Frank McCourt's brother has revealed the novelist may have one final bestseller to deliver from beyond the grave. "I know there's a manuscript on the computer but we haven't had a chance to look at it yet," Malachy McCourt told the Sunday Tribune last week. "There's maybe a novel or another memoir. I know he was talking about going back to Limerick to do some more stuff but I don't really know what it was because we never discussed what we were working on with each other."
Pulitzer Prize-winning author McCourt (78), who passed away in New York three weeks ago, became a publishing sensation with autobiography Angela's Ashes in 1998.
"Frank didn't write books, he wrote them memories down and that's where he stood," McCourt said. "He was always a copious journal keeper. He made notes everywhere and used them for the basis of his books. The idea of another book from Frank is funny because I once suggested to him that he ask his publisher for an advance on a posthumous book but they wouldn't give it to him, because they didn't trust him. They doubted they could get it back [the book] from the beyond."

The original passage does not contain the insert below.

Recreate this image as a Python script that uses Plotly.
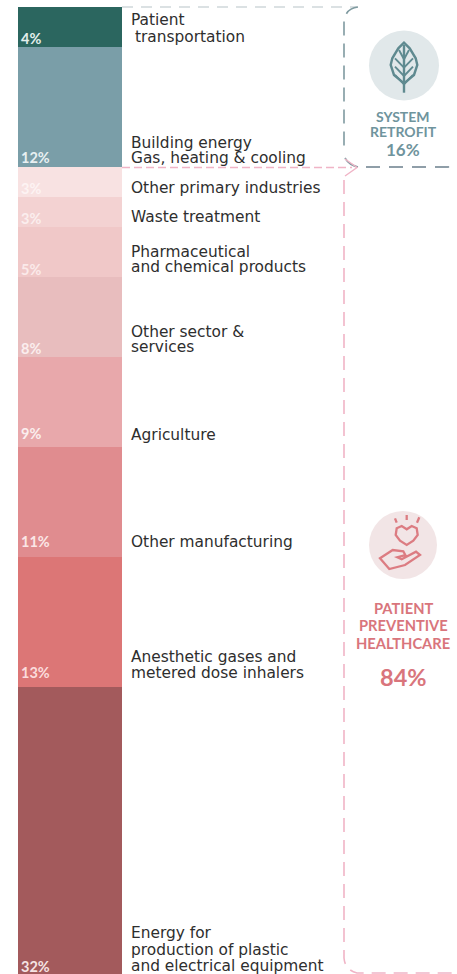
import plotly.graph_objects as go

# Share of emissions by sector, listed from the top of the column down
sectors = [
    "Patient transportation", "Building energy, gas, heating & cooling",
    "Other primary industries", "Waste treatment",
    "Pharmaceutical and chemical products", "Other sector & services",
    "Agriculture", "Other manufacturing",
    "Anesthetic gases and metered dose inhalers",
    "Energy for production of plastic and electrical equipment",
]
shares = [4, 12, 3, 3, 5, 8, 9, 11, 13, 32]
share_labels = [f"{v}%" for v in shares]
system_total = "16%"
patient_total = "84%"

bar_colors = ["#2b665f", "#7a9ea8", "#f8e2e2", "#f3d2d2", "#f0c8c8",
              "#e8bdbe", "#e8a8ab", "#e08c8f", "#dc7676", "#a35a5c"]
share_label_colors = ["#e4efec", "#e8f0f2", "#fdf3f3", "#fbeeee", "#fbeaea",
                      "#fbeeee", "#fbeeee", "#fbe6e6", "#fbdcdc", "#f5e3e3"]
share_label_y = [38, 157, 188, 218, 269, 348, 433, 541, 672, 966]

# Sector captions, one entry per rendered line: text, left edge, centre height
caption_lines = [
    ("Patient", 130, 20), ("transportation", 134, 37),
    ("Building energy", 130, 143), ("Gas, heating & cooling", 130, 158),
    ("Other primary industries", 130, 188),
    ("Waste treatment", 130, 217),
    ("Pharmaceutical", 130, 252), ("and chemical products", 130, 267),
    ("Other sector &", 130, 332), ("services", 130, 347),
    ("Agriculture", 130, 435),
    ("Other manufacturing", 130, 542),
    ("Anesthetic gases and", 130, 657), ("metered dose inhalers", 130, 673),
    ("Energy for", 130, 933), ("production of plastic", 130, 950),
    ("and electrical equipment", 130, 966),
]

TEAL = "#6f949d"
PINK = "#d9757c"
DASH_PINK = "#f0b4c6"
FIG_W, FIG_H = 457, 974

fig = go.Figure()
for name, value, color in zip(sectors, shares, bar_colors):
    fig.add_trace(go.Bar(x=["share"], y=[value], name=name, marker_color=color,
                         marker_line_width=0, hoverinfo="name+y", xaxis="x", yaxis="y"))

# Invisible trace that keeps the full-canvas overlay axes alive for annotation
fig.add_trace(go.Scatter(x=[0], y=[0], xaxis="x2", yaxis="y2", mode="markers",
                         marker_opacity=0, showlegend=False, hoverinfo="skip"))

annotations = []


def text(label, x, y, size, color, anchor="left", bold=False, family="DejaVu Sans"):
    annotations.append(dict(
        text=f"<b>{label}</b>" if bold else label, x=x, y=y, xref="x2", yref="y2",
        xanchor=anchor, yanchor="middle", showarrow=False, borderpad=0,
        font=dict(family=family, size=size, color=color),
    ))


for label, y, color in zip(share_labels, share_label_y, share_label_colors):
    text(label, 20, y, 14.5, color, bold=True, family="Lato")
for label, x, y in caption_lines:
    text(label, x, y, 15.4, "#2e2e2e")

text("SYSTEM", 403, 116, 14, TEAL, "center", True, "Lato")
text("RETROFIT", 403, 131, 14, TEAL, "center", True, "Lato")
text(system_total, 403, 149, 17, TEAL, "center", True, "Lato")
text("PATIENT", 403, 608, 14.7, PINK, "center", True, "Lato")
text("PREVENTIVE", 403, 625, 14.7, PINK, "center", True, "Lato")
text("HEALTHCARE", 403, 643, 14.7, PINK, "center", True, "Lato")
text(patient_total, 403, 677, 23.5, PINK, "center", True, "Lato")

shapes = []


def stroke(path, color, width=1.5, dash="solid", fill=None):
    shapes.append(dict(type="path", path=path, xref="x2", yref="y2",
                       line=dict(color=color, width=width, dash=dash),
                       fillcolor=fill or "rgba(0,0,0,0)", layer="above"))


def zoomed(points, ox, oy, close=False, scale=3.0):
    """Polyline through points given on a 3x detail grid anchored at (ox, oy)."""
    coords = [(ox + px / scale, oy + py / scale) for px, py in points]
    path = "M" + " L".join(f"{x:.1f},{y:.1f}" for x, y in coords)
    return path + (" Z" if close else "")


def disc(cx, cy, r, color):
    shapes.append(dict(type="circle", x0=cx - r, x1=cx + r, y0=cy - r, y1=cy + r,
                       xref="x2", yref="y2", fillcolor=color, line_width=0, layer="below"))


# Dashed bracket around the system-retrofit group
stroke("M122,7 L357,7", "#cfd8da", 1.4, "11px,8px")
stroke("M358,7 Q346,8 344,21 L344,150", "#7f9aa0", 1.6, "14px,8px")
stroke("M345,158 Q349,165 358,167", "#7f9aa0", 1.6)
stroke("M366,167 L448,167 Q454,167 456,164", "#8f9ea8", 1.8, "14px,9px")

# Dashed bracket around the patient-preventive group, with its arrow
stroke("M122,167.5 L352,167.5", DASH_PINK, 1.5, "8px,4px")
stroke("M345,159 L357,167.5 L345,176", DASH_PINK, 1.4)
stroke("M344,180 L344,958 Q345,970 357,973 L457,973", DASH_PINK, 1.6, "14px,8px")

# Leaf icon
disc(404, 65.5, 35, "#e1e8ea")
leaf = "#5f8a90"
stroke(zoomed([(207, 128), (190, 145), (172, 175), (167, 195), (177, 225), (207, 250),
               (237, 225), (247, 195), (242, 175), (224, 145)], 335, 0, True), leaf, 2.4)
stroke(zoomed([(207, 135), (207, 278)], 335, 0), leaf, 2.4)
for y0 in (150, 175, 200, 225):
    stroke(zoomed([(207, y0 + 28), (180 if y0 > 150 else 192, y0), ], 335, 0), leaf, 1.9)
    stroke(zoomed([(207, y0 + 28), (234 if y0 > 150 else 222, y0), ], 335, 0), leaf, 1.9)

# Heart-in-hand icon
disc(403, 545, 34, "#f2e5e6")
heart = "#dc7c82"
stroke(zoomed([(140, 88), (125, 78), (110, 85), (107, 105), (120, 122), (140, 135),
               (160, 122), (173, 105), (170, 85), (155, 78)], 360, 500, True), heart, 2.3)
stroke(zoomed([(105, 55), (110, 68)], 360, 500), heart, 2.3)
stroke(zoomed([(140, 45), (140, 60)], 360, 500), heart, 2.3)
stroke(zoomed([(178, 52), (171, 68)], 360, 500), heart, 2.3)
stroke(zoomed([(60, 175), (98, 150), (130, 154), (136, 165), (112, 172), (125, 178),
               (168, 155), (180, 165), (135, 195), (88, 207)], 360, 500, True), heart, 2.3)

fig.update_layout(
    width=FIG_W, height=FIG_H,
    margin=dict(l=0, r=0, t=0, b=0, pad=0),
    paper_bgcolor="white", plot_bgcolor="rgba(0,0,0,0)",
    barmode="stack", bargap=0, showlegend=False,
    xaxis=dict(domain=[18 / FIG_W, 122 / FIG_W], visible=False, type="category", fixedrange=True),
    # One share point spans ten pixels; the last segment runs off the canvas
    yaxis=dict(domain=[0, 967 / FIG_H], range=[96.7, 0], visible=False, fixedrange=True),
    xaxis2=dict(domain=[0, 1], range=[0, FIG_W], visible=False, anchor="y2", fixedrange=True),
    yaxis2=dict(domain=[0, 1], range=[FIG_H, 0], visible=False, anchor="x2", fixedrange=True),
    annotations=annotations,
    shapes=shapes,
)

fig.write_html("out.html", config={"displayModeBar": False})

McCourt's publishers are now benefiting from the worldwide publicity prompted by the author's death last month. "The book sellers in the US tell us Frank's selling out all over the country. He's reached bestselling status again. If it was me, I wish the f**kers would have bought my books while I was still alive."
Another consequence of the author's death has been the huge number of cards and messages of sympathy received by his family from all over the world, including Limerick, where some had objected to the poverty-filled 1930s childhood McCourt portrayed in Angela's Ashes.
Nevertheless, Malachy McCourt says his brother was still receiving disgruntled letters from his home town right up until his death. "It was still going on and Frank would love to hear from them. He always got great craic out of them. In fact he had to go back and have a laugh at all the naysayers in Limerick because they would rather be dead than wrong. For the record, I grew up in exactly the same conditions in Limerick as Frank did. I would say he was f**king right. It happened."
The McCourt family are also at odds with plans in Limerick to erect a statue in memory of the late author. The likeness is planned for a site on Bedford Row, on the same street as a statue of Richard Harris.
"Frank would have howled at the idea of a statue of him. 'Jesus,' he'd have said, 'You're making a laughing stock out of me.' What he would have preferred is a couple of scholarships to some poor kids who don't have a chance. 'Send them to school and university and have a good life and not all the shite I went through.' That's what he would have said."
More than 200 people, including former US president Bill Clinton, attended a New York gathering in memory of Frank McCourt in New York.